WHAT YOU ARE ASKED TO DO - Transcribe all of the material exactly. Any picture in it should be left out.

┌─ SUPPLIED MATERIAL

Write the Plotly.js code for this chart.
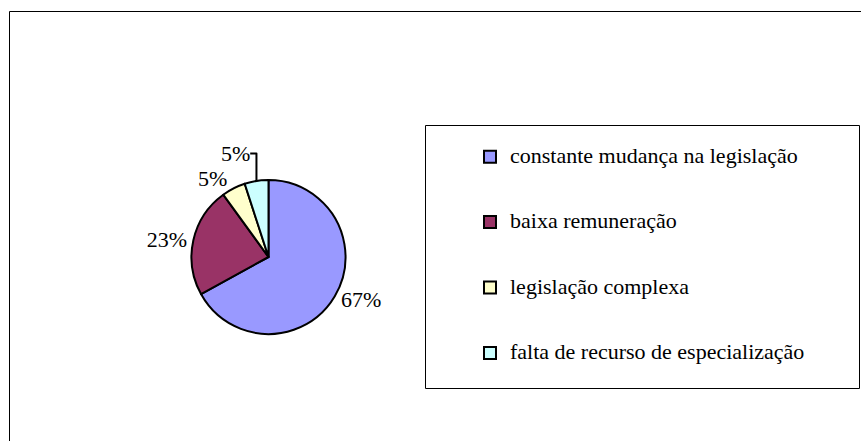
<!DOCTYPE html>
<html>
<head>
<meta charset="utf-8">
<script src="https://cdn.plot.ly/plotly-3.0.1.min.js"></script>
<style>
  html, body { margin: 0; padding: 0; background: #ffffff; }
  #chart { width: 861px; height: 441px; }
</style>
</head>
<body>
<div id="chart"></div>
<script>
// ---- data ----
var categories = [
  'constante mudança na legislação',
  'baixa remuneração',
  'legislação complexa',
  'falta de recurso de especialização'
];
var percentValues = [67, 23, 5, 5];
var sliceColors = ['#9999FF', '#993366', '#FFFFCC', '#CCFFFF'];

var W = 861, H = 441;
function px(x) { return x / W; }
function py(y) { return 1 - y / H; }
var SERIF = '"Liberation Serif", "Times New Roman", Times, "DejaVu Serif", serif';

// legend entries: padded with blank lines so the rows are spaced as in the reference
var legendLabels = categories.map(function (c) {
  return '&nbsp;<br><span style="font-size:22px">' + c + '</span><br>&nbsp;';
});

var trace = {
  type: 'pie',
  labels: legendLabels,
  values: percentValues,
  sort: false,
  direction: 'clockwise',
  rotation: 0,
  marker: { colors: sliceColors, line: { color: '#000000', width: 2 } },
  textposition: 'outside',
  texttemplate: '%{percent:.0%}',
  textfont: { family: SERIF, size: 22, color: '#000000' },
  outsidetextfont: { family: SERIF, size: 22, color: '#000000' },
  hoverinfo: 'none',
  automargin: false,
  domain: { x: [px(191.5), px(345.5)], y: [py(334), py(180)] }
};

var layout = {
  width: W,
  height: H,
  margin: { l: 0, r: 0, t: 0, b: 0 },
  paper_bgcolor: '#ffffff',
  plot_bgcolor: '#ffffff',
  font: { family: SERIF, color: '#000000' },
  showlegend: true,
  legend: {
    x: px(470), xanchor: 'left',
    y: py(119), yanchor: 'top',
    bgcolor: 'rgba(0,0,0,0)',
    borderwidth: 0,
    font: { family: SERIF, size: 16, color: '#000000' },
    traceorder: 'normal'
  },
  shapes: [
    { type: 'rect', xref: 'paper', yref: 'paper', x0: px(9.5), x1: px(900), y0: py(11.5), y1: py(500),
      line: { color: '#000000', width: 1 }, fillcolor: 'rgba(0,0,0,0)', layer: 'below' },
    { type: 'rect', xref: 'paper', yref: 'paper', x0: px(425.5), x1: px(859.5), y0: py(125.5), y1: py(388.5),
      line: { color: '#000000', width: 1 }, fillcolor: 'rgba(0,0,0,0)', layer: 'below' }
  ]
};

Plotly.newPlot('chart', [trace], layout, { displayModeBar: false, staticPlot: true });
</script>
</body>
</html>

└─

FULL ANSWER -
Write the Plotly.js code for this chart.
<!DOCTYPE html>
<html>
<head>
<meta charset="utf-8">
<script src="https://cdn.plot.ly/plotly-3.0.1.min.js"></script>
<style>
  html, body { margin: 0; padding: 0; background: #ffffff; }
  #chart { width: 861px; height: 441px; }
</style>
</head>
<body>
<div id="chart"></div>
<script>
// ---- data ----
var categories = [
  'constante mudança na legislação',
  'baixa remuneração',
  'legislação complexa',
  'falta de recurso de especialização'
];
var percentValues = [67, 23, 5, 5];
var sliceColors = ['#9999FF', '#993366', '#FFFFCC', '#CCFFFF'];

var W = 861, H = 441;
function px(x) { return x / W; }
function py(y) { return 1 - y / H; }
var SERIF = '"Liberation Serif", "Times New Roman", Times, "DejaVu Serif", serif';

// legend entries: padded with blank lines so the rows are spaced as in the reference
var legendLabels = categories.map(function (c) {
  return '&nbsp;<br><span style="font-size:22px">' + c + '</span><br>&nbsp;';
});

var trace = {
  type: 'pie',
  labels: legendLabels,
  values: percentValues,
  sort: false,
  direction: 'clockwise',
  rotation: 0,
  marker: { colors: sliceColors, line: { color: '#000000', width: 2 } },
  textposition: 'outside',
  texttemplate: '%{percent:.0%}',
  textfont: { family: SERIF, size: 22, color: '#000000' },
  outsidetextfont: { family: SERIF, size: 22, color: '#000000' },
  hoverinfo: 'none',
  automargin: false,
  domain: { x: [px(191.5), px(345.5)], y: [py(334), py(180)] }
};

var layout = {
  width: W,
  height: H,
  margin: { l: 0, r: 0, t: 0, b: 0 },
  paper_bgcolor: '#ffffff',
  plot_bgcolor: '#ffffff',
  font: { family: SERIF, color: '#000000' },
  showlegend: true,
  legend: {
    x: px(470), xanchor: 'left',
    y: py(119), yanchor: 'top',
    bgcolor: 'rgba(0,0,0,0)',
    borderwidth: 0,
    font: { family: SERIF, size: 16, color: '#000000' },
    traceorder: 'normal'
  },
  shapes: [
    { type: 'rect', xref: 'paper', yref: 'paper', x0: px(9.5), x1: px(900), y0: py(11.5), y1: py(500),
      line: { color: '#000000', width: 1 }, fillcolor: 'rgba(0,0,0,0)', layer: 'below' },
    { type: 'rect', xref: 'paper', yref: 'paper', x0: px(425.5), x1: px(859.5), y0: py(125.5), y1: py(388.5),
      line: { color: '#000000', width: 1 }, fillcolor: 'rgba(0,0,0,0)', layer: 'below' }
  ]
};

Plotly.newPlot('chart', [trace], layout, { displayModeBar: false, staticPlot: true });
</script>
</body>
</html>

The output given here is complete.